Telecommunications giant TPG Telecom Ltd (ASX: TPM) flexed its muscles yesterday as it delivered its first-half earnings and showed investors it has the fire power to get the iiNet Limited (ASX: IIN) deal over the line.
TPG’s $1.4 billion bid for iiNet was well received by the market initially, but has since been scrutinised by iiNet’s major shareholders. Many have argued that $1.4 billion (or $8.60 per share) is far too cheap considering the enormous synergies that will be recognised by TPG. Others have also argued that the quality of iiNet’s services could be compromised when bundled with TPG, which could tarnish the business’ reputation moving forward.
In order to spoil the deal, which has been described by many as a “bargain”, it has been widely speculated that Optus – which is owned by Singapore Telecommunications Ltd (CHESS) (ASX: SGT) – or M2 Group Ltd (ASX: MTU) could enter a higher bid.

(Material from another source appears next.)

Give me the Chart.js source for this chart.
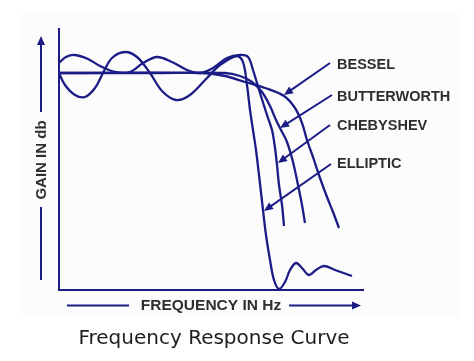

As it stands, a rival bid appears unlikely. To begin with, TPG already owns a 6.25% stake in iiNet and could easily increase its stake to oppose a higher takeover price. Secondly, M2 Group would unlikely be capable of making an all-cash offer.
Of course, there is no certainty TPG’s deal will go through even if a rival offer is not made. To be approved, 75% of votes will need to be in favour of the proposal and with the list of unhappy iiNet shareholders continuing to grow, rejection is a possibility. On the other hand, rejecting the deal would also see iiNet’s shares plummet – possibly as much as 30%, which might make investors think twice.
In the event that a rival bid is received however, TPG Telecom has shown that it is more than capable of matching any offer made. In its first-half results, which it released yesterday, TPG reported a 59% lift in revenue and an 18% jump in net profit. Operating cash flow was $238 million, while free cash flow was $102.9 million which allowed the telco to repay $30 million in debt.
Should you buy?
Of course, it wouldn’t be ideal for TPG shareholders if their company was forced to pay more for iiNet, but considering the synergies that could be realised from the acquisition, it could still be worth their money. Although the stock mightn’t be cheap at its current price of $9.14, it’s still well worth considering for long-term focused investors.